Anggota DPR Fraksi Partai Golkar ini mengatakan, “tak sekadar bicara ia membuka luka. Demo besar – besaran di beberapa kota itu bukan sekadar perlawanan terhadap tarif semena-mena atau algoritma aplikasi yang lebih kejam dari cambuk kompeni, melainkan teriakan kolektif dari rakyat kecil yang dijejalkan ke pojok sistem digital tanpa perlindungan hukum. Mereka, para pengemudi ojek daring, disulap menjadi barisan ‘budak algoritma’ pekerja tanpa payung, pejuang tanpa pelindung, manusia tanpa harga, pemerasan terhadap keringat rakyat kecil, ini harus segera dicari win win solusi nya secepat cepatnya. Keserakahan menjadi penyebab masalah ini khususnya terkait moral dan etika.
Dalam sudut pandang tajamnya Istri dari Fahd A Rafiq menyebut para pengemudi ojol sebagai “garda depan republik yang tak pernah mendapat upacara bendera.” Mereka bukan sekadar pengantar makanan, mereka adalah simpul nadi urban yang menahan ambruknya ekonomi rakyat bawah. Namun, alih-alih diberi hormat, mereka diperlakukan bak pion catur di tangan korporasi multinasional yang tak kasat mata, tapi mengendalikan nasib mereka lebih kejam dari kolonialis Belanda, ini namanya penjajahan dan fiks kita belum merdeka dalam konteks ini, tegas Ranny.
“Kita tidak sedang dijajah bangsa asing, tapi dijajah oleh kebijakan yang tak berpihak oleh kebisuan negara terhadap jeritan pasukan jasa yang biasa disebut ojol,” tegas Ranny, memotong sunyi dengan suara yang tak bisa diabaikan.
Ranny menggambarkan kembali kondisi ini dengan tepat “Jika para ojol itu bisa bicara dengan air mata, aspal Jakarta akan tenggelam oleh duka yang tak kunjung diseka.”
Ranny, tak hanya melontarkan kritik, tapi juga menggugat arah pembangunan yang melupakan denyut rakyat kecil. Ia menuding langsung para pemegang kekuasaan dari “istana”, “kursi parlemen”, dan “ruang-ruang rapat ber-AC”yang terlalu sibuk meracik kebijakan berbasis grafik, bukan empati. Kita semua harus membuat kebijakan untuk kemakmuran rakyat, pertanyaannya rakyat yang mana? Jawabnya Rakyat kecil yang berbasis Fair berdasarkan Pancasila dan UUD 1945, jelasnya.
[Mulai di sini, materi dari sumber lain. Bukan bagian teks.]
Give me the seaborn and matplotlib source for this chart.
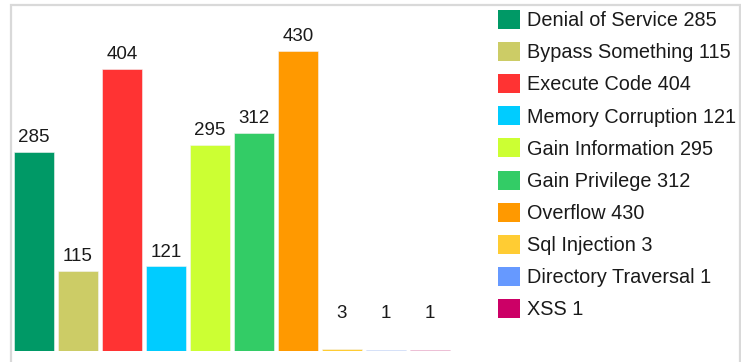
import matplotlib
matplotlib.use("Agg")
import matplotlib.pyplot as plt
from matplotlib.patches import Patch, Rectangle
import seaborn as sns
import pandas as pd

# Vulnerability counts by type
categories = ["Denial of Service", "Bypass Something", "Execute Code",
              "Memory Corruption", "Gain Information", "Gain Privilege",
              "Overflow", "Sql Injection", "Directory Traversal", "XSS"]
counts = [285, 115, 404, 121, 295, 312, 430, 3, 1, 1]
colors = ["#009966", "#CCCC66", "#FF3333", "#00CCFF", "#CCFF33",
          "#33CC66", "#FF9900", "#FFCC33", "#6699FF", "#CC0066"]

sns.set_theme(style="white")
plt.rcParams["font.family"] = ["Liberation Sans", "DejaVu Sans"]

W, H = 741, 362
fig = plt.figure(figsize=(W / 100, H / 100), dpi=100)
fig.patch.set_facecolor("white")

# plot area in pixel terms: left 12, right 490, baseline y=351, top y=6
ax_l, ax_r, ax_b, ax_t = 12, 490, 351, 6
ax = fig.add_axes([ax_l / W, (H - ax_b) / H, (ax_r - ax_l) / W, (ax_b - ax_t) / H])

df = pd.DataFrame({"category": categories, "count": counts})
sns.barplot(data=df, x="category", y="count", hue="category",
            palette=colors, saturation=1, dodge=False, legend=False,
            width=40 / 44, edgecolor="#f4f4f4", linewidth=0.4, ax=ax)

ax.set_xlim(-0.5, -0.5 + (ax_r - ax_l) / 44)
ax.set_ylim(0, 494)
ax.set_axis_off()

# value labels above each bar (small bars keep a minimum label height)
for i, v in enumerate(counts):
    ax.annotate(str(v), xy=(i, max(v, 33)), xytext=(0, 7),
                textcoords="offset points", ha="center", va="baseline",
                fontsize=13.5, color="#1a1a1a")

# legend with value in each entry
handles = [Patch(facecolor=c, edgecolor="none") for c in colors]
labels = [f"{c} {v}" for c, v in zip(categories, counts)]
fig.legend(handles, labels, loc="upper left",
           bbox_to_anchor=(498 / W, (H - 10) / H), frameon=False,
           fontsize=14.3, handlelength=1.1, handleheight=1.1,
           handletextpad=0.35, labelspacing=0.595, borderpad=0,
           borderaxespad=0, labelcolor="#1a1a1a")

# light grey frame around the chart
frame = Rectangle((11 / W, -0.1), (739.5 - 11) / W, 0.1 + (H - 5.5) / H,
                  transform=fig.transFigure, fill=False,
                  edgecolor="#d9d9d9", linewidth=1.6)
fig.patches.append(frame)

fig.savefig("out.png", dpi=100)
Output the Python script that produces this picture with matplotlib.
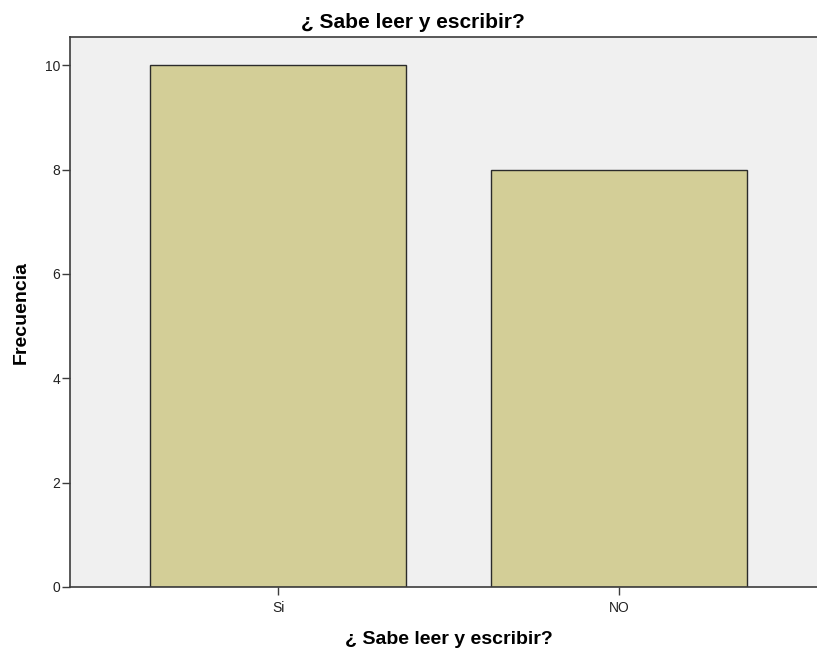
import matplotlib
matplotlib.use('Agg')
from matplotlib import pyplot as plt

categories = ['Si', 'NO']
frequencies = [10, 8]
y_ticks = [0, 2, 4, 6, 8, 10]

plt.rcParams['font.family'] = ['Liberation Sans', 'DejaVu Sans']

fig = plt.figure(figsize=(8.17, 6.52), dpi=100)
ax = fig.add_axes([70 / 817, 1 - 587 / 652, (817 - 70) / 817, (587 - 37) / 652])
ax.set_facecolor('#f0f0f0')

positions = list(range(len(categories)))
ax.bar(positions, frequencies, width=0.75, color='#d3ce97', edgecolor='#2b2b2b', linewidth=1.0, zorder=2)

ax.set_xlim(-0.61, 1.58)
ax.set_ylim(0, 10.54)
ax.set_xticks(positions)
ax.set_xticklabels(categories)
ax.set_yticks(y_ticks)

for side in ['left', 'bottom', 'top']:
    ax.spines[side].set_color('#3c3c3c')
    ax.spines[side].set_linewidth(1.2)
ax.spines['right'].set_visible(False)

ax.tick_params(axis='both', direction='out', length=6, width=1.0, color='#3c3c3c', labelsize=10, labelcolor='#222222')
ax.tick_params(axis='x', pad=4)
ax.tick_params(axis='y', pad=1)

# titles placed like the SPSS output
fig.text(413 / 817, 1 - 22 / 652, '¿ Sabe leer y escribir?', fontsize=15, fontweight='bold',
         ha='center', va='center')
fig.text(449 / 817, 1 - 639 / 652, '¿ Sabe leer y escribir?', fontsize=14, fontweight='bold',
         ha='center', va='center')
fig.text(21 / 817, 1 - 312 / 652, 'Frecuencia', fontsize=14, fontweight='bold',
         ha='center', va='center', rotation=90)

fig.savefig('out.png', dpi=100)
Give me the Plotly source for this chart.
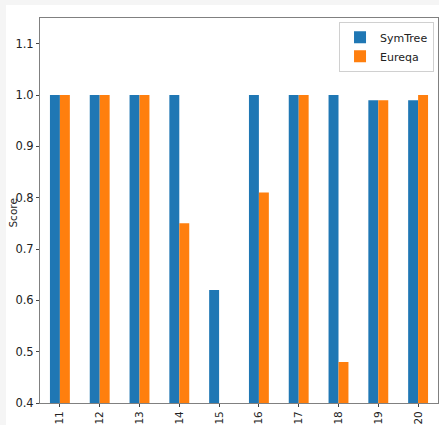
import plotly.graph_objects as go

categories = ["11", "12", "13", "14", "15", "16", "17", "18", "19", "20"]
symtree = [1.0, 1.0, 1.0, 1.0, 0.62, 1.0, 1.0, 1.0, 0.99, 0.99]
eureqa = [1.0, 1.0, 1.0, 0.75, None, 0.81, 1.0, 0.48, 0.99, 1.0]
y_ticks = [0.4, 0.5, 0.6, 0.7, 0.8, 0.9, 1.0, 1.1]

W, H = 439, 425
L, R, T, B = 40, 0, 18, 19

fig = go.Figure()
fig.add_trace(go.Bar(x=categories, y=symtree, name="SymTree",
                     marker=dict(color="#1f77b4", line=dict(width=0))))
fig.add_trace(go.Bar(x=categories, y=eureqa, name="Eureqa",
                     marker=dict(color="#ff7f0e", line=dict(width=0))))

pw = W - L - R
ph = H - T - B
# white figure area with thin gray border strip on top/left
fig.add_shape(type="rect", xref="paper", yref="paper",
              x0=(6 - L) / pw, x1=(W + 5 - L) / pw,
              y0=-(B + 5) / ph, y1=(H - 5 - B) / ph,
              fillcolor="white", line=dict(width=0), layer="below")

fig.add_annotation(text="Score", xref="paper", yref="paper",
                   x=(13 - L) / pw, y=(H - B - 215) / ph, textangle=-90,
                   showarrow=False, xanchor="center", yanchor="middle",
                   font=dict(size=10.5, color="#222"))

fig.update_layout(
    width=W, height=H,
    margin=dict(l=L, r=R, t=T, b=B),
    paper_bgcolor="#f5f5f5",
    plot_bgcolor="white",
    barmode="group", bargap=0.5, bargroupgap=0,
    font=dict(family="DejaVu Sans", size=11, color="#222"),
    showlegend=True,
    legend=dict(x=0.99, y=0.99, xanchor="right", yanchor="top",
                bgcolor="white", bordercolor="#d0d0d0", borderwidth=1,
                font=dict(size=11), tracegroupgap=0, itemwidth=30),
    xaxis=dict(range=[-0.5, 9.5], tickangle=-90, showgrid=False,
               showline=True, linecolor="#808080", linewidth=1, mirror=True,
               ticks="outside", ticklen=3, tickcolor="#444", zeroline=False,
               tickfont=dict(size=10.5)),
    yaxis=dict(range=[0.4, 1.15], tickvals=y_ticks,
               ticktext=[f"{v:.1f}" for v in y_ticks], showgrid=False,
               showline=True, linecolor="#808080", linewidth=1, mirror=True,
               ticks="outside", ticklen=3, tickcolor="#444", zeroline=False,
               tickfont=dict(size=11.5)),
)

fig.write_html("out.html", config={"displayModeBar": False},
               post_script="document.body.style.margin='0';document.body.style.padding='0';")
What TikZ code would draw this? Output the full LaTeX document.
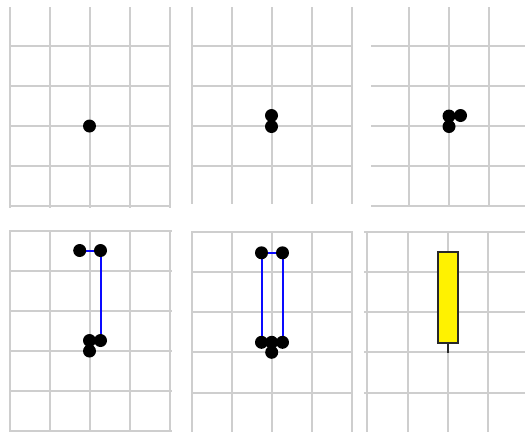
\documentclass[tikz,border=0pt]{standalone}
\definecolor{gridgray}{RGB}{206,206,206}
\definecolor{wickgray}{RGB}{40,40,40}
\definecolor{linkblue}{RGB}{10,10,255}
\pgfdeclarelayer{background}
\pgfsetlayers{background,main}
\tikzset{
  gridline/.style={draw=gridgray, line width=2pt},
  pt/.style={circle, fill=black, draw=none, inner sep=0pt, minimum size=13pt},
  link/.style={draw=linkblue, line width=2pt},
  body/.style={draw=wickgray, line width=1.8pt, fill=yellow, inner sep=0pt,
               minimum width=20.5pt, minimum height=91pt},
  wick/.style={draw=wickgray, line width=1.8pt}
}
\begin{document}
\begin{tikzpicture}[x=1pt, y=-1pt]
\useasboundingbox (0,0) rectangle (525,432);

% ---- grids ----
\begin{pgfonlayer}{background}
% panel 1
\foreach \x in {10,50,89.5,129.5,169.5} \draw[gridline] (\x,7) -- (\x,208);
\foreach \y in {46,86,126,166,206} \draw[gridline] (9,\y) -- (171,\y);
% panel 2
\foreach \x in {191.5,231.5,271.5,311.5,351.5} \draw[gridline] (\x,7) -- (\x,204);
\foreach \y in {46,86,126,166} \draw[gridline] (191,\y) -- (352,\y);
% panel 3
\foreach \x in {409,449,489} \draw[gridline] (\x,7) -- (\x,207);
\foreach \y in {46,86,126,166,206} \draw[gridline] (371,\y) -- (525,\y);
% panel 4
\foreach \x in {10,50,89.5,129.5,169.5} \draw[gridline] (\x,230) -- (\x,432);
\foreach \y in {230.5,271,311,351,391,430.5} \draw[gridline] (9,\y) -- (171.5,\y);
% panel 5
\foreach \x in {191.5,231.5,271.5,311.5,351.5} \draw[gridline] (\x,231) -- (\x,432);
\foreach \y in {232,272,312,352.3,392.7} \draw[gridline] (191,\y) -- (352.5,\y);
% panel 6
\foreach \x in {367,407.5,448,488} \draw[gridline] (\x,231.5) -- (\x,432);
\foreach \y in {232.3,272.3,312.3,352.3,392.7} \draw[gridline] (364,\y) -- (525,\y);
\end{pgfonlayer}

% ---- panel 1: one point ----
\node[pt] (a1) at (89.5,126) {};

% ---- panel 2: two stacked points ----
\node[pt] (b1) at (271.5,126.5) {};
\node[pt] (b2) at (271.5,115.5) {};

% ---- panel 3: three points ----
\node[pt] (c1) at (449,126.5) {};
\node[pt] (c2) at (449,116) {};
\node[pt] (c3) at (460.5,115.5) {};

% ---- panel 4: points with one side traced ----
\node[pt] (d1) at (89.5,351) {};
\node[pt] (d2) at (89.5,340.5) {};
\node[pt] (d3) at (100.5,340.5) {};
\node[pt] (d4) at (79.7,250.5) {};
\node[pt] (d5) at (100.5,250.5) {};
\begin{pgfonlayer}{background}
\draw[link] (d4.center) -- (d5.center) -- (d3.center);
\end{pgfonlayer}

% ---- panel 5: both sides traced ----
\node[pt] (e1) at (271.7,352.3) {};
\node[pt] (e2) at (261.5,342.3) {};
\node[pt] (e3) at (282.5,342.3) {};
\node[pt] (e4) at (271.7,342.3) {};
\node[pt] (e5) at (261.5,252.8) {};
\node[pt] (e6) at (282.5,252.8) {};
\begin{pgfonlayer}{background}
\draw[link] (e2.center) -- (e5.center) -- (e6.center) -- (e3.center);
\end{pgfonlayer}

% ---- panel 6: resulting candle ----
\node[body] (candle) at (448,297.3) {};
\coordinate (low) at (448,353.3);
\draw[wick] (candle.south) -- (low);
\end{tikzpicture}
\end{document}
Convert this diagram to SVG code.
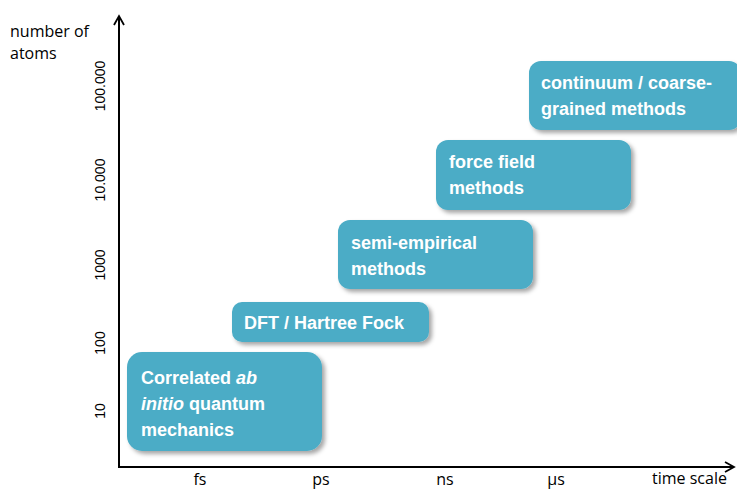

Demo 205 yang bertepatan dengan Hari Kebangkitan Nasional di monas patung Kuda Jakarta Pusat, bukan sekadar peristiwa ketidakadilan. Bagi Ranny, itu adalah epitaf (tulisan prasasti) untuk kemanusiaan yang sempat hilang di tengah gegap gempita pertumbuhan ekonomi digital. Dan ketika sejarah itu diingatkan kembali, bukan untuk meratapi luka, tapi untuk membangkitkan kesadaran bahwa tak ada gunanya merdeka dari penjajah jika kita masih menindas saudara sebangsa sendiri. Sekali lagi Ranny mengingatkan hanya orang berilmu tinggi yang bisa berbuat adil.
Suara Ranny Fahd A Rafiq dari Gedung Parlemen bukan suara sumbang. Ia adalah genderang perang terhadap amnesia nasional. Ia mengingatkan bangsa yang besar bukan hanya yang mengangkat pahlawannya, tapi mereka yang tak pernah membiarkan rakyat kecil di injak-injak oleh roda zaman terutama ketika roda itu dikendalikan oleh bangsa sendiri.